The complex relationship between disease resistance and yield in crops

Abstract

In plants, growth and defence are controlled by many molecular pathways that are antagonistic to one another. This results in a 'growth-defence trade-off', where plants temporarily reduce growth in response to pests or diseases. Due to this antagonism, genetic variants that improve resistance often reduce growth and vice versa. Therefore, in natural populations, the most disease resistant individuals are often the slowest growing. In crops, slow growth may translate into a yield penalty, but resistance is essential for protecting yield in the presence of disease. Therefore, plant breeders must balance these traits to ensure optimal yield potential and yield stability. In crops, both qualitative and quantitative disease resistance are often linked with genetic variants that cause yield penalties, but this is not always the case.
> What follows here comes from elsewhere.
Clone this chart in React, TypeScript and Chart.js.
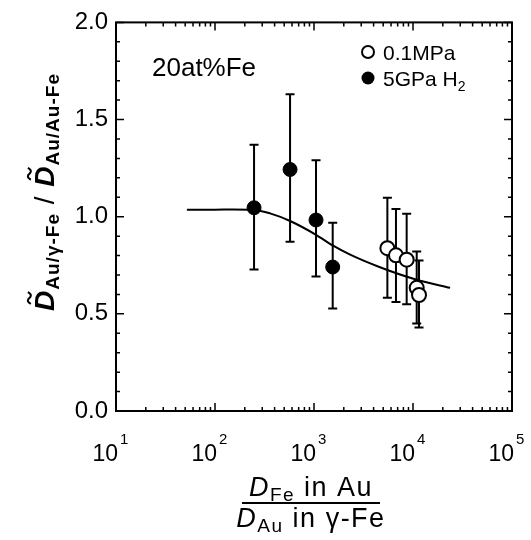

Furthermore, both crop yield and disease resistance are complex traits influenced by many aspects of the plant's physiology, morphology and environment, and the relationship between the molecular growth-defence trade-off and disease resistance-yield antagonism is not well-understood. In this article, we highlight research from the last 2 years on the molecular mechanistic basis of the antagonism between defence and growth. We then discuss the interaction between disease resistance and crop yield from a breeding perspective, outlining the complexity and nuances of this relationship and where research can aid practical methods for simultaneous improvement of yield potential and disease resistance.

Keywords: disease; growth; yield.

Figure 1

The impacts of nucleotide‐binding site leucine‐rich repeat (NBS‐LRR) gene introgression on yield stability and yield potential are possibly modulated by endogenous and exogenous interactions. This figure summarizes a preliminary, simplified overview of two recently discovered factors, and one known factor, that may modulate the impacts of NBS‐LRR gene introgression on yield potential and stability respectively. Following introgression (green arrow, top), the gene may have interactions with exogenous agents such as necrotrophic pathogens (purple arrow, upper‐left), which could enhance susceptibility and lower (‘modulation’ grey arrow and bottom‐left) overall yield stability. Inside the plant, the new NBS‐LRR gene could have endogenous interactions (blue arrows, right) with the existing NBS‐LRR complement (middle) or NBS‐LRR‐targeting microRNA content (right, purple). Existing NBS‐LRRs could form complexes that inhibit or enhance activity of the introgressed NBS‐LRR, or they could not interact with it at all. The precise nature of these interactions and the activity of the introgressed gene may impact yield potential. An extreme example of incompatibility in NBS‐LRR complements is seen in the phenomenon of hybrid necrosis. MicroRNAs targeting NBS‐LRRs can evolve from transcription of hairpin RNAs from existing tandemly duplicated NBS‐LRRs. Whether or not these microRNAs target the new NBS‐LRR and the timing and strength of that interaction, will likely impact the overall effect of it on yield potential.

Figure 2

The complex relationship between disease resistance and yield potential in crops, and a basic outline of the genomic prediction technique. (a) Crop yield is a complex trait, which is affected by several component traits related to growth, morphology and developmental timing. These traits may have complex genetic interactions with one another and the levels of both disease susceptibility and yield potential. This, coupled with strong environmental interactions, complicates the link between the molecular growth‐defence trade‐off and the genetic antagonism between yield potential and disease resistance and crops. (b) A training population is a set of varieties of the crop of interest used for creating a genomic prediction model. Both phenotype and genotype data are collected for this population and used to generate a statistical model. A testing population is a set of varieties from which selections are to be made. Genotypes from the testing population can be input into the statistical model to predict phenotypes based on the relationship between genotype and phenotype described in the model. Predicted phenotypes allow selections at various points in the breeding programme.